The hardest moment came when personal and professional crises collided. The breakdown of his marriage, with very young children, overlapped with the global financial crisis. “It was chaotic,” he says. “A real jolt.” For someone raised to believe divorce was not an option, the moment carried the weight of personal failure. He had to sit with it, learn from it, and make peace with it.

Time, he says, did the rest. Today, he speaks of a strong, respectful relationship with his ex-wife, close ties between families, and a life that found equilibrium again. “You go through the wars,” he says quietly. “You come out stronger.”

Work brought its own share of missteps. Some decisions went wrong. Others moved too slowly. In hindsight, he says, many failures came from focusing too narrowly on tasks while underestimating people dynamics. “At work, you’re always dealing with people,” he reflects. “Spending time thinking about that really matters.”

And then there is fear, the kind that doesn’t announce itself loudly.

“I fear lost time,” Abbosh admits. In his two years as CEO, there are moments he wishes he had moved faster. Not out of indecision, but out of care. “Sometimes you slow down because you don’t want to break something,” he says. “But later you realise your instinct was right.” Those are the decisions he still revisits.

What he does not subscribe to is the Silicon Valley cliché of disruption for its own sake.

“Move fast and break things” may sound thrilling, Abbosh says, but it ignores context. He recalls working at a company where leadership wanted everyone to behave like entrepreneurs—even those welding polyethylene gas pipes. “If they get it wrong,” he says dryly, “houses explode.” In some environments, precision isn’t optional. It’s life or death.

The same logic applies at Pearson. When you are marking millions of exams, delivering results on a fixed day, or certifying outcomes that shape futures, operational rigour is non-negotiable. “You don’t experiment there,” he says.

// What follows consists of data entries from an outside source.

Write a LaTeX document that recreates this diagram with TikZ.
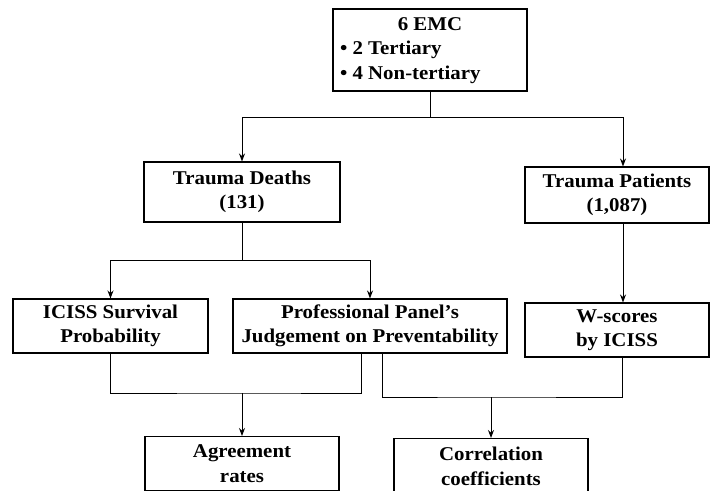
\documentclass[tikz,border=0pt]{standalone}
\usepackage{fontspec}
\setmainfont{Liberation Serif}[FakeStretch=1.07]
\usetikzlibrary{arrows.meta,calc}
\begin{document}
\begin{tikzpicture}[x=1pt,y=-1pt,
  box/.style={draw,line width=1.1pt,inner sep=0pt,align=center,
    font=\fontsize{19.5}{24.5}\selectfont\bfseries},
  conn/.style={line width=1pt},
  arr/.style={conn,-{Stealth[length=8pt,width=6pt]}}]
\useasboundingbox (0,0) rectangle (711,490);
\begin{scope}
\clip (0,0) rectangle (711,490);
\node[box,minimum width=194pt,minimum height=82pt] (emc) at (430,50)
  {\begin{tabular}{@{}p{180pt}@{}}\multicolumn{1}{@{}c@{}}{6 EMC}\\ • 2 Tertiary\\ • 4 Non-tertiary\end{tabular}};
\node[box,minimum width=196pt,minimum height=60pt] (deaths) at (242,192) {Trauma Deaths\\(131)};
\node[box,minimum width=184pt,minimum height=56pt] (patients) at (617,195) {Trauma Patients\\(1,087)};
\node[box,minimum width=195pt,minimum height=54pt] (iciss) at (110.5,326) {ICISS Survival\\Probability};
\node[box,minimum width=274pt,minimum height=54pt] (panel) at (370,326) {Professional Panel’s\\Judgement on Preventability};
\node[box,minimum width=184pt,minimum height=54pt] (wscore) at (617,330) {W-scores\\by ICISS};
\node[box,minimum width=194pt,minimum height=54pt,anchor=north] (agree) at (242,436) {Agreement\\rates};
\node[box,minimum width=194pt,minimum height=56pt,anchor=north] (corr) at (491,438) {Correlation\\coefficients};
\end{scope}
% connectors
\coordinate (j1) at (430,117);
\draw[conn] (emc.south) -- (j1);
\draw[arr] (j1) -| (deaths.north);
\coordinate (pt) at ($(patients.north)+(6,0)$);
\draw[arr] (j1) -| (pt);
\coordinate (j2) at (242,260);
\draw[conn] (deaths.south) -- (j2);
\draw[arr] (j2) -| (iciss.north);
\draw[arr] (j2) -| (panel.north);
\coordinate (ps) at ($(patients.south)+(6,0)$);
\coordinate (wn) at ($(wscore.north)+(6,0)$);
\draw[arr] (ps) -- (wn);
% bottom joins
\coordinate (pa) at ($(panel.south)+(-9,0)$);
\coordinate (pb) at ($(panel.south)+(12,0)$);
\coordinate (ws) at ($(wscore.south)+(5,0)$);
\coordinate (j3) at (242,393);
\coordinate (j4) at (491,397);
\draw[conn] (iciss.south) |- (j3) -| (pa);
\draw[arr] (j3) -- (agree.north);
\draw[conn] (pb) |- (j4) -| (ws);
\draw[arr] (j4) -- (corr.north);
\end{tikzpicture}
\end{document}
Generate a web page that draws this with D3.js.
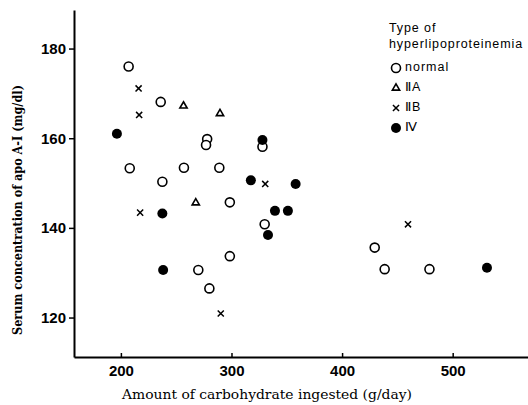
<!DOCTYPE html>
<html><head><meta charset="utf-8">
<script src="https://cdn.jsdelivr.net/npm/d3@7"></script>
<style>
body{margin:0;background:#fff;}
svg{display:block;}
</style></head>
<body>
<svg id="chart" width="528" height="405"></svg>
<script>
// ---- data (carbohydrate g/day, apo A-I mg/dl) ----
const normalX = [207, 236, 208, 237.5, 257, 289, 278, 277, 328, 298.5, 330, 298.5, 270, 280, 429.5, 438.5, 479];
const normalY = [176, 168.1, 153.3, 150.3, 153.4, 153.4, 159.8, 158.5, 158.1, 145.7, 140.8, 133.7, 130.6, 126.5, 135.6, 130.8, 130.8];
const typeIIAX = [256.6, 289.6, 267.7];
const typeIIAY = [167.2, 165.5, 145.6];
const typeIIBX = [216, 216.5, 330.5, 217.4, 290.3, 459.6];
const typeIIBY = [171.1, 165.2, 149.8, 143.4, 120.9, 140.8];
const typeIVX = [196.4, 328, 317.5, 358, 339.3, 351, 333, 237.5, 238.2, 531];
const typeIVY = [161.0, 159.6, 150.6, 149.8, 143.8, 143.8, 138.4, 143.2, 130.6, 131.1];
const xTicks = [200, 300, 400, 500];
const yTicks = [120, 140, 160, 180];
const legendLabels = ["normal", "\u2161A", "\u2161B", "\u2163"];
const xTitle = "Amount of carbohydrate ingested (g/day)";
const yTitle = "Serum concentration of apo A-I (mg/dl)";
const legendTitle = ["Type of", "hyperlipoproteinemia"];

// ---- layout ----
const svg = d3.select("#chart");
const mLeft = 74, mRight = 528, mTop = 10, mBottom = 357;
const x = d3.scaleLinear().domain([157.6, 568.1]).range([mLeft, mRight]);
const y = d3.scaleLinear().domain([111.2, 188.6]).range([mBottom, mTop]);

// axes
const xAxis = svg.append("g").attr("transform", `translate(0,${mBottom})`)
  .call(d3.axisBottom(x).tickValues(xTicks).tickSize(-4).tickPadding(8).tickSizeOuter(0));
const yAxis = svg.append("g").attr("transform", `translate(${mLeft},0)`)
  .call(d3.axisLeft(y).tickValues(yTicks).tickSize(5).tickPadding(3).tickSizeOuter(0));
[xAxis, yAxis].forEach(a => {
  a.select(".domain").attr("stroke", "#000").attr("stroke-width", 2);
  a.selectAll(".tick line").attr("stroke", "#000").attr("stroke-width", 1.5);
  a.selectAll("text").attr("fill", "#000")
    .style("font-family", "'Liberation Sans', Arial, sans-serif")
    .style("font-weight", "bold").style("font-size", "15px");
});

// axis titles
svg.append("text").attr("x", 267).attr("y", 395).attr("text-anchor", "middle")
  .attr("dominant-baseline", "middle")
  .attr("textLength", 290).attr("lengthAdjust", "spacingAndGlyphs")
  .style("font-family", "'DejaVu Serif', serif").style("font-size", "13px")
  .text(xTitle);
svg.append("text").attr("transform", "translate(18,210) rotate(-90)")
  .attr("text-anchor", "middle").attr("dominant-baseline", "middle")
  .attr("textLength", 250).attr("lengthAdjust", "spacingAndGlyphs")
  .style("font-family", "'DejaVu Serif', serif").style("font-size", "13px")
  .style("font-weight", "bold")
  .text(yTitle);

// marks
const groups = [
  {xs: normalX, ys: normalY, type: "circle"},
  {xs: typeIIAX, ys: typeIIAY, type: "triangle"},
  {xs: typeIIBX, ys: typeIIBY, type: "x"},
  {xs: typeIVX, ys: typeIVY, type: "filled"}
];
function drawMarker(g, type) {
  if (type === "circle") {
    g.append("circle").attr("r", 4.5).attr("fill", "#fff").attr("stroke", "#000").attr("stroke-width", 1.6);
  } else if (type === "filled") {
    g.append("circle").attr("r", 5).attr("fill", "#000");
  } else if (type === "triangle") {
    g.append("path").attr("d", d3.symbol(d3.symbolTriangle2 || d3.symbolTriangle, 38)())
      .attr("fill", "none").attr("stroke", "#000").attr("stroke-width", 1.6);
  } else {
    g.append("path").attr("d", d3.symbol(d3.symbolX, 26)())
      .attr("fill", "none").attr("stroke", "#000").attr("stroke-width", 1.5);
  }
}
groups.forEach(gr => {
  gr.xs.forEach((v, i) => {
    const g = svg.append("g").attr("transform", `translate(${x(v)},${y(gr.ys[i])})`);
    drawMarker(g, gr.type);
  });
});

// legend
const lf = "'Liberation Sans', Arial, sans-serif";
legendTitle.forEach((t, i) => {
  svg.append("text").attr("x", 389).attr("y", 29 + i * 16).attr("dominant-baseline", "middle")
    .attr("fill", "#000")
    .style("font-family", lf).style("font-size", "12.5px").style("letter-spacing", "0.9px")
    .text(t);
});
groups.forEach((gr, i) => {
  const cy = 68 + i * 20;
  const g = svg.append("g").attr("transform", `translate(396,${cy})`);
  drawMarker(g, gr.type);
  svg.append("text").attr("x", 405).attr("y", cy).attr("dominant-baseline", "middle")
    .attr("fill", "#000")
    .style("font-family", lf).style("font-size", "12.5px").style("letter-spacing", "1px")
    .text(legendLabels[i]);
});
</script>
</body></html>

But elsewhere, experimentation is essential. In learning platforms, in AI-driven tools, in understanding how different cohorts—especially neurodiverse learners—respond to new methods. That’s where curiosity belongs. “I want us to mix it up,” Abbosh says. “Discipline where it’s required. Experimentation where it’s useful.”

It’s a philosophy that mirrors the man himself: careful without being cautious, open without being reckless, and shaped less by bravado than by experience.

As the conversation winds down, the room remains as it was—quiet, removed from the churn above, deliberately out of sight. Outside, India moves at its usual pace: young, impatient, ambitious, anxious about the future and hungry for opportunity.

Inside, Abbosh doesn’t rush to a final takeaway. He isn’t here to deliver a keynote or unveil a masterplan. His presence itself is the signal. For a company still punching below its weight in one of the world’s most important education markets, showing up—listening, learning, recalibrating—matters.

The chair no longer sticks. And for Pearson in India, the next chapter has already begun.